Há, porém, momentos em que o jogo funciona. Como disse na experimentação ao vivo no Twitch, senti que os momentos passadas na casa da protagonista em que o ambiente era todo branco sem texturas poderia ter sido uma melhor abordagem generalizada ao jogo, e de alguma forma impedia-o de parecer visualmente tão genérico e tão pouco identificativo como é. De uma certa forma poderia ajudar a estabelecer a ideia do mundo fragilizado e despedaçado das memórias que tentamos reconstruir e teria, certamente, um melhor resultado que a tentativa falhada de ir por um caminho mais realista. O contraste com o mundo exterior onde nos movemos, com texturas e ambientes tão banais quanto a visão que temos hoje de um jogo feito em 2000 não seria de todo a melhor aposta.

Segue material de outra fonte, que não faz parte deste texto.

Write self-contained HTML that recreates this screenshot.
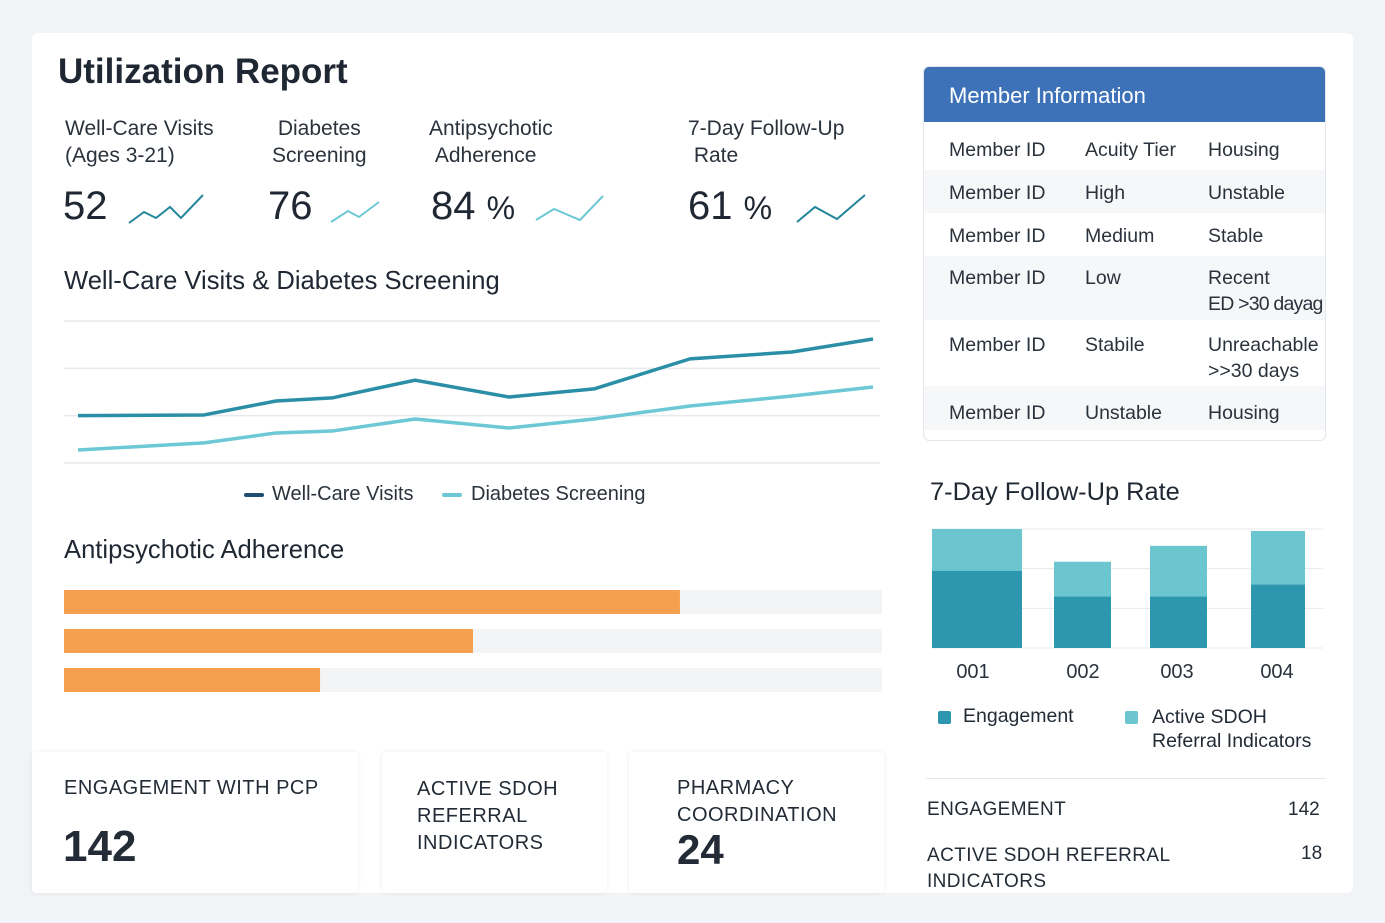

Mas dentro de todos os terríveis falhanços de Distortions, há um elemento onde o jogo é verdadeiramente exímio: a banda-sonora. Se o sound design em geral é tão mediano quanto o resto do jogo, as músicas e as composições originais que o acompanham são verdadeiramente soberbas, demonstrando que aquilo que é um jogo medíocre poderia ser na realidade um excelente álbum de música ambiente.

Não vou desculpar as terríveis falhas de Distortions com o tamanho da sua equipa ou o orçamento disponível porque seria injusto para tantos outros excelentes jogos que fizeram mais e melhor com tanto ou menos. Há potencial perdido, há uma irrealista identificação das capacidades técnicas dos seus criadores e uma terrível noção de ritmo, num jogo que pelas dinâmicas emocionais necessitava de ser mais limado do que é. Mas há aqui a salvar a casa de este ser um dos piores jogos que joguei este ano uma excelente banda-sonora. Perdeu-se um potencial óptimo jogo independente, demasiado caro para a falta de qualidade que tem, mas ganhou-se um óptimo álbum para ouvir enquanto se trabalha. As distorções da vida são assim mesmo.